Records provided:

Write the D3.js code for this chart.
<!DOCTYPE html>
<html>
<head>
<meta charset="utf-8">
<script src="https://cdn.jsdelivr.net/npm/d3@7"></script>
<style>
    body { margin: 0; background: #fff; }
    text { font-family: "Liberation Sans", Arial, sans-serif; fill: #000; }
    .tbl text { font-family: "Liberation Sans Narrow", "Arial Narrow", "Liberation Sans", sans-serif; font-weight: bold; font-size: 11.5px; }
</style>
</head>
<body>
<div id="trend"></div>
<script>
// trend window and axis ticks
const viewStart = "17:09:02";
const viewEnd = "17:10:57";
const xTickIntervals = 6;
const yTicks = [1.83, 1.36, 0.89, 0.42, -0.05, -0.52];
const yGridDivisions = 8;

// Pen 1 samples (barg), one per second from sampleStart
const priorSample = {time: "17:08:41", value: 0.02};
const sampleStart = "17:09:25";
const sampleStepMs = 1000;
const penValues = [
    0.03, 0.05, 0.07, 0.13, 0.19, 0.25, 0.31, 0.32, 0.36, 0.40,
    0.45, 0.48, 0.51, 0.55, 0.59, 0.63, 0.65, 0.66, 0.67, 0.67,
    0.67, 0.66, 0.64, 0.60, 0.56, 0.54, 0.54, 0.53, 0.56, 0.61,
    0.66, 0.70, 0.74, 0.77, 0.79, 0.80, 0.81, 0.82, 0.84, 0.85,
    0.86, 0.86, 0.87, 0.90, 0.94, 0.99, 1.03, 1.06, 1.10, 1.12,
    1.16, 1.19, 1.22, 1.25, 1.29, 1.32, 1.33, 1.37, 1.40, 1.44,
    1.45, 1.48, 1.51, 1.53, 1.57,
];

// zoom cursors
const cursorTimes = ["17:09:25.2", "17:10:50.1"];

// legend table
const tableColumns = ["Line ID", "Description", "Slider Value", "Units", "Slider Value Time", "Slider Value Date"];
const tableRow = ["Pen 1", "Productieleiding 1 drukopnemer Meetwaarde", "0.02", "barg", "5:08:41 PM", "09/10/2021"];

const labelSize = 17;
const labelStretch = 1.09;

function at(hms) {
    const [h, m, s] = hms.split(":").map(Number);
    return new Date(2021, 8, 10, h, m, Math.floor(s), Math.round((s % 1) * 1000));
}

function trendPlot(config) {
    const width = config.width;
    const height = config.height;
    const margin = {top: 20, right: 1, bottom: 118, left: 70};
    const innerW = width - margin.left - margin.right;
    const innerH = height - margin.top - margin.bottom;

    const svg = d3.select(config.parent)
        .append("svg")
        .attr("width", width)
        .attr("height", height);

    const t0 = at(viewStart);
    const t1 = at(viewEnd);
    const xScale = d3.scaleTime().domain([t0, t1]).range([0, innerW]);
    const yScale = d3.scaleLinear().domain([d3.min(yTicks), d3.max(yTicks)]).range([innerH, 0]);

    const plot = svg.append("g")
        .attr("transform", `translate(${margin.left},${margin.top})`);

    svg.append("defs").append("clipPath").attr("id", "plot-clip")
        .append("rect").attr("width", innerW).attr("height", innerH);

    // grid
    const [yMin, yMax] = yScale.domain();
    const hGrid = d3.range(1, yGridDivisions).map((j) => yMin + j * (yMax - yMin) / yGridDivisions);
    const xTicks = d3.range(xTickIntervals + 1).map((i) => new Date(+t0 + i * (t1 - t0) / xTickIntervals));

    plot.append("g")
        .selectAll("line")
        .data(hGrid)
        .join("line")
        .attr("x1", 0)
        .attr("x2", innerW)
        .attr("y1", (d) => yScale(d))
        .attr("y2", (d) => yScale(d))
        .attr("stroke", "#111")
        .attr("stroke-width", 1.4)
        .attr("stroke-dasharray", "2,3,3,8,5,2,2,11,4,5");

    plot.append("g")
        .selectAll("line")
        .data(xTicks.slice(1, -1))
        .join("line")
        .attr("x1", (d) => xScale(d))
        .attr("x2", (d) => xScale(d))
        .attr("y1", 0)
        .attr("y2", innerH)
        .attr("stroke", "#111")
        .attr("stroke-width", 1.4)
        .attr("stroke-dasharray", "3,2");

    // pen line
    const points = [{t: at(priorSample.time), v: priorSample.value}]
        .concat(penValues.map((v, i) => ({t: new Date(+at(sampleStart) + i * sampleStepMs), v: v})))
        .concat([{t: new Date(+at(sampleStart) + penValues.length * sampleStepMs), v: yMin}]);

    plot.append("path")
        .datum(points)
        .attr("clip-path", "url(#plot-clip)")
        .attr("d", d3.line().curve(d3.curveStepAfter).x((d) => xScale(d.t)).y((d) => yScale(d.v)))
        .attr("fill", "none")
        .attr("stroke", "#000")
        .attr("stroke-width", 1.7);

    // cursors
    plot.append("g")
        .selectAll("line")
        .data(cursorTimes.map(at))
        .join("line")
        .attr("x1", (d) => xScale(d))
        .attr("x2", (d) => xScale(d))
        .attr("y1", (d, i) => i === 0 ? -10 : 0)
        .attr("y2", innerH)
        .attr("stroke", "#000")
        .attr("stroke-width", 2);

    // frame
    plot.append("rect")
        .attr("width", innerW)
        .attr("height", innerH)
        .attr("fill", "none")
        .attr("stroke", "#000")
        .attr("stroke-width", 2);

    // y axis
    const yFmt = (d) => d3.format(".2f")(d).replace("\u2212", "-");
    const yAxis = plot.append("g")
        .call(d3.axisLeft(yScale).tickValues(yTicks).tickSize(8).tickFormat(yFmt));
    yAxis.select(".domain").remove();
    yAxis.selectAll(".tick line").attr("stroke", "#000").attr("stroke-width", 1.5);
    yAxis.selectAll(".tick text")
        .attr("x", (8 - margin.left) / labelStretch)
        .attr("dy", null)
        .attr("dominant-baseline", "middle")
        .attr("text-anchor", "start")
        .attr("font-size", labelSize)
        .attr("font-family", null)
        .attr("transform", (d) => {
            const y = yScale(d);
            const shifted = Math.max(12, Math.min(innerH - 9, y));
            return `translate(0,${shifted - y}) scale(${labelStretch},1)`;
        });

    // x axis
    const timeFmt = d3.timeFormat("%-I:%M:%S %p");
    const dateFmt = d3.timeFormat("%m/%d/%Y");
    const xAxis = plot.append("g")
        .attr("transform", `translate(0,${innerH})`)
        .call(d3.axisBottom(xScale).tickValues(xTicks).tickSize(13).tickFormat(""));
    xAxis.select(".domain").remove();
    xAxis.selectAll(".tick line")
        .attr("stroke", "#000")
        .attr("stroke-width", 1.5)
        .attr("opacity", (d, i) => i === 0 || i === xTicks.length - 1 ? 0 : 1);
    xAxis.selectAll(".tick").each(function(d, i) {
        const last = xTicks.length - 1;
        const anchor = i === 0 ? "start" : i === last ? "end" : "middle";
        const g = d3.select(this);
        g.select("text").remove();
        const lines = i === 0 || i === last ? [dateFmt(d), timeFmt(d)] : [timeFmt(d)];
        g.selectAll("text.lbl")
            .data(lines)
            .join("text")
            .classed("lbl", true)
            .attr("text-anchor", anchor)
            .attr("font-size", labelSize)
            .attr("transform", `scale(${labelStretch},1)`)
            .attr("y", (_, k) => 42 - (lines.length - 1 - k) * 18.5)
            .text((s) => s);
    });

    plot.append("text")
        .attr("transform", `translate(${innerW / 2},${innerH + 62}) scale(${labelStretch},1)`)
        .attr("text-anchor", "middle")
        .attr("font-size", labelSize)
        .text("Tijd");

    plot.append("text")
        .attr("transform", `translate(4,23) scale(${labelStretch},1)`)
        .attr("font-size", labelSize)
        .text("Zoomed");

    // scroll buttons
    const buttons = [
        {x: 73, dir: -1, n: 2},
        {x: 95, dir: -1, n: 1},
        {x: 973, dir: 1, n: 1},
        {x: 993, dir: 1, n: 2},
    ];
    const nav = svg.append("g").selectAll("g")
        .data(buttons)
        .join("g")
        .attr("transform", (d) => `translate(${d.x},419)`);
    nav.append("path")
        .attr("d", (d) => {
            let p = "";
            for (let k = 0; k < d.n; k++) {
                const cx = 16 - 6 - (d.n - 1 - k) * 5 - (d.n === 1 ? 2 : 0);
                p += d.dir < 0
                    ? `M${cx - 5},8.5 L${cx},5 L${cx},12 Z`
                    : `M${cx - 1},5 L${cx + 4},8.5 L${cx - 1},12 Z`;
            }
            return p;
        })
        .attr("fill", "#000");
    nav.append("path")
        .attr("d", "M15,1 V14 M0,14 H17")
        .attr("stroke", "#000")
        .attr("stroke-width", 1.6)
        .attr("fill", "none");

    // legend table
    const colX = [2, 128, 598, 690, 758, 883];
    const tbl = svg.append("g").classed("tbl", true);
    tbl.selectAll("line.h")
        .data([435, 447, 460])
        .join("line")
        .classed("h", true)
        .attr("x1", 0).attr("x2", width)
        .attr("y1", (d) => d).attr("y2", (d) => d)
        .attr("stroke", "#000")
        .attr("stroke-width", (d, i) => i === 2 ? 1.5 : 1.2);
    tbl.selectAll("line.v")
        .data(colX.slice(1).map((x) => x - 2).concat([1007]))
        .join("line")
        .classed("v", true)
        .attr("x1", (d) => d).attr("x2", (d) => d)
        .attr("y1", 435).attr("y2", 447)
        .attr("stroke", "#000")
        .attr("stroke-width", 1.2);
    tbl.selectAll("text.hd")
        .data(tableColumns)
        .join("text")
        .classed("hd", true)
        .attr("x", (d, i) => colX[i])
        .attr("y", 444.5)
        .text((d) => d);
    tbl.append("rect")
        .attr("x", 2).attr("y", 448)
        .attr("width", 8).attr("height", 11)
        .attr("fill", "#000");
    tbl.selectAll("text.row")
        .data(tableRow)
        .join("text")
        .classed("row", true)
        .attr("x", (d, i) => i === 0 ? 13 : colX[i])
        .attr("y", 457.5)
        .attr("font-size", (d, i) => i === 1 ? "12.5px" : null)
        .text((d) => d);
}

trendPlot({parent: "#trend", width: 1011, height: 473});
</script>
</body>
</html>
--
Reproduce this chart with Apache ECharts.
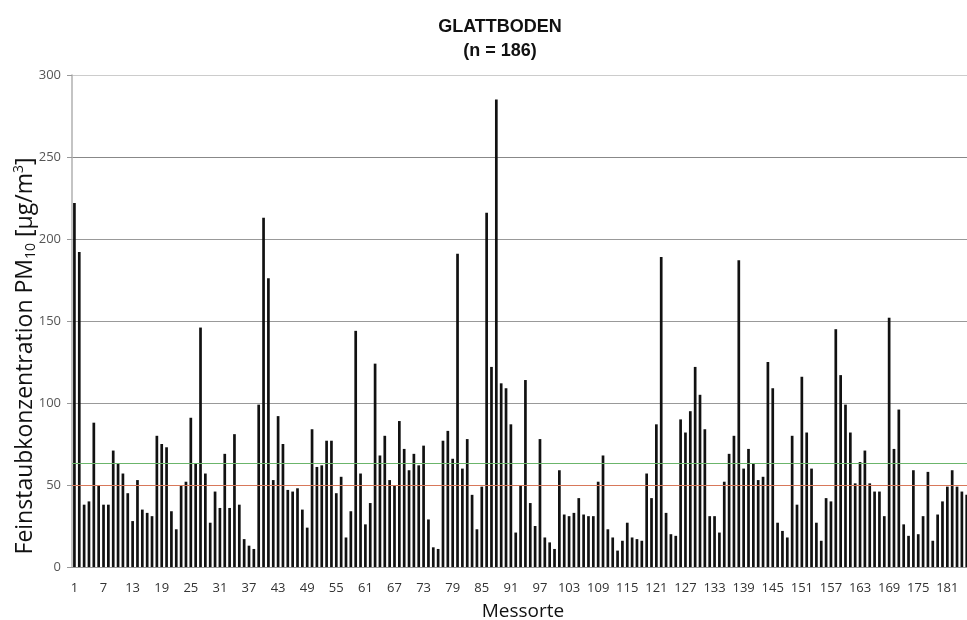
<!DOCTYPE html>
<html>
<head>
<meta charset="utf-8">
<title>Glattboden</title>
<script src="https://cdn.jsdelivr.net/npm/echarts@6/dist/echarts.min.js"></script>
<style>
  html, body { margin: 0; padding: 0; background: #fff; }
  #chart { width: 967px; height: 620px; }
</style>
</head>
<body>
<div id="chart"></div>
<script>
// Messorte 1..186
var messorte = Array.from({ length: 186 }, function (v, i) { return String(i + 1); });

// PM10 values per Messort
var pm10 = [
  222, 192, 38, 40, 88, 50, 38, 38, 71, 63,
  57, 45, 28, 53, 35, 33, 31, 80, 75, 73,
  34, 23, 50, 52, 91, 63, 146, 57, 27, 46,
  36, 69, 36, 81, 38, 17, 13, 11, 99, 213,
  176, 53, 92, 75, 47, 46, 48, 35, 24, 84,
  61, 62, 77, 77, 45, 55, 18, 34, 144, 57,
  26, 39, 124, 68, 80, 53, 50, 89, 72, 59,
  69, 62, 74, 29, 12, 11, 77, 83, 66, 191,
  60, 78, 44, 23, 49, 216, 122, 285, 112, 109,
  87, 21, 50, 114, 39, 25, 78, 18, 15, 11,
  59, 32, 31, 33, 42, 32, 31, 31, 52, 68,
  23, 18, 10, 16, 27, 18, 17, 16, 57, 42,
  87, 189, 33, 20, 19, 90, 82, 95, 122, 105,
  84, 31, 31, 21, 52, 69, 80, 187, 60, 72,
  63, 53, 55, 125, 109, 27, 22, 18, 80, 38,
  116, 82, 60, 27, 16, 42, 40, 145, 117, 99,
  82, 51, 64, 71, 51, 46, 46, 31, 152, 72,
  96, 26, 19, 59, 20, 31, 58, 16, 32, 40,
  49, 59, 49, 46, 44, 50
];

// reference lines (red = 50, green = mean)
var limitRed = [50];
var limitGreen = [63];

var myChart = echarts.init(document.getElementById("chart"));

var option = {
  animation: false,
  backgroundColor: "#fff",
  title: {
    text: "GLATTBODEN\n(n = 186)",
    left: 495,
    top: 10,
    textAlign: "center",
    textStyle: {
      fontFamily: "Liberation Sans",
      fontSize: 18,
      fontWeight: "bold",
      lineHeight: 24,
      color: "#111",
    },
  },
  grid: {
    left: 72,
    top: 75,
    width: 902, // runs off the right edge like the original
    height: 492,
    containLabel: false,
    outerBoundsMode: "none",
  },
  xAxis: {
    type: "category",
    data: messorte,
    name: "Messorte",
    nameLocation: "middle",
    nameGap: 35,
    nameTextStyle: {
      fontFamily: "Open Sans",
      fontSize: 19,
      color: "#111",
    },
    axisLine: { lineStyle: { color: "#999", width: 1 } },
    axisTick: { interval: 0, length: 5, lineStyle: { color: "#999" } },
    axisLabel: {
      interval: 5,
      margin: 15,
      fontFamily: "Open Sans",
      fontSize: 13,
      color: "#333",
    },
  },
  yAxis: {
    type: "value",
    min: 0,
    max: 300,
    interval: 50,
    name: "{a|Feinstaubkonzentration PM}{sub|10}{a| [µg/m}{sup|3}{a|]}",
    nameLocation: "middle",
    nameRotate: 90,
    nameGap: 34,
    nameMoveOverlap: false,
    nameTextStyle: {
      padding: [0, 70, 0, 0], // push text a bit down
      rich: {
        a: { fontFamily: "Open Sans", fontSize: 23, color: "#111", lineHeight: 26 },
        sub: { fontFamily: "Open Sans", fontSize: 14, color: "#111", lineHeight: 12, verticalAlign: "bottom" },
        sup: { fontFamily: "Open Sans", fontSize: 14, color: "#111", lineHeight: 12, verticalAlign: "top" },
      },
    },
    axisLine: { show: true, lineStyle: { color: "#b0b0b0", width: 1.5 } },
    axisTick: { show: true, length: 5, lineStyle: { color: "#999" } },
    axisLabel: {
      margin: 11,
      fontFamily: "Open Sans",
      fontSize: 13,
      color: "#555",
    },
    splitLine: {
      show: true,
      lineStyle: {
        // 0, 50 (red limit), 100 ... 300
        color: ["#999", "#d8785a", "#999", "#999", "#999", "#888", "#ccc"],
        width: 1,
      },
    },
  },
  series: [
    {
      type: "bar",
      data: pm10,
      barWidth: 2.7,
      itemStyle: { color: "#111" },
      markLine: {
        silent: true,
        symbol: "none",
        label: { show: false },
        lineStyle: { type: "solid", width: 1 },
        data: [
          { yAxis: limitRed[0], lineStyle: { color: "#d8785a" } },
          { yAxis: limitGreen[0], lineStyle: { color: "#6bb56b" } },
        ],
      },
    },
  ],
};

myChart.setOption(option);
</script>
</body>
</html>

Exercise prompt:
Leaving out the pictures, extract the stretch from the line holding "Reproduce this chart with Apache ECharts." through the line holding "var limitGreen = [63];", word for word.

Solution to this task:
Reproduce this chart with Apache ECharts.
<!DOCTYPE html>
<html>
<head>
<meta charset="utf-8">
<title>Glattboden</title>
<script src="https://cdn.jsdelivr.net/npm/echarts@6/dist/echarts.min.js"></script>
<style>
  html, body { margin: 0; padding: 0; background: #fff; }
  #chart { width: 967px; height: 620px; }
</style>
</head>
<body>
<div id="chart"></div>
<script>
// Messorte 1..186
var messorte = Array.from({ length: 186 }, function (v, i) { return String(i + 1); });

// PM10 values per Messort
var pm10 = [
  222, 192, 38, 40, 88, 50, 38, 38, 71, 63,
  57, 45, 28, 53, 35, 33, 31, 80, 75, 73,
  34, 23, 50, 52, 91, 63, 146, 57, 27, 46,
  36, 69, 36, 81, 38, 17, 13, 11, 99, 213,
  176, 53, 92, 75, 47, 46, 48, 35, 24, 84,
  61, 62, 77, 77, 45, 55, 18, 34, 144, 57,
  26, 39, 124, 68, 80, 53, 50, 89, 72, 59,
  69, 62, 74, 29, 12, 11, 77, 83, 66, 191,
  60, 78, 44, 23, 49, 216, 122, 285, 112, 109,
  87, 21, 50, 114, 39, 25, 78, 18, 15, 11,
  59, 32, 31, 33, 42, 32, 31, 31, 52, 68,
  23, 18, 10, 16, 27, 18, 17, 16, 57, 42,
  87, 189, 33, 20, 19, 90, 82, 95, 122, 105,
  84, 31, 31, 21, 52, 69, 80, 187, 60, 72,
  63, 53, 55, 125, 109, 27, 22, 18, 80, 38,
  116, 82, 60, 27, 16, 42, 40, 145, 117, 99,
  82, 51, 64, 71, 51, 46, 46, 31, 152, 72,
  96, 26, 19, 59, 20, 31, 58, 16, 32, 40,
  49, 59, 49, 46, 44, 50
];

// reference lines (red = 50, green = mean)
var limitRed = [50];
var limitGreen = [63];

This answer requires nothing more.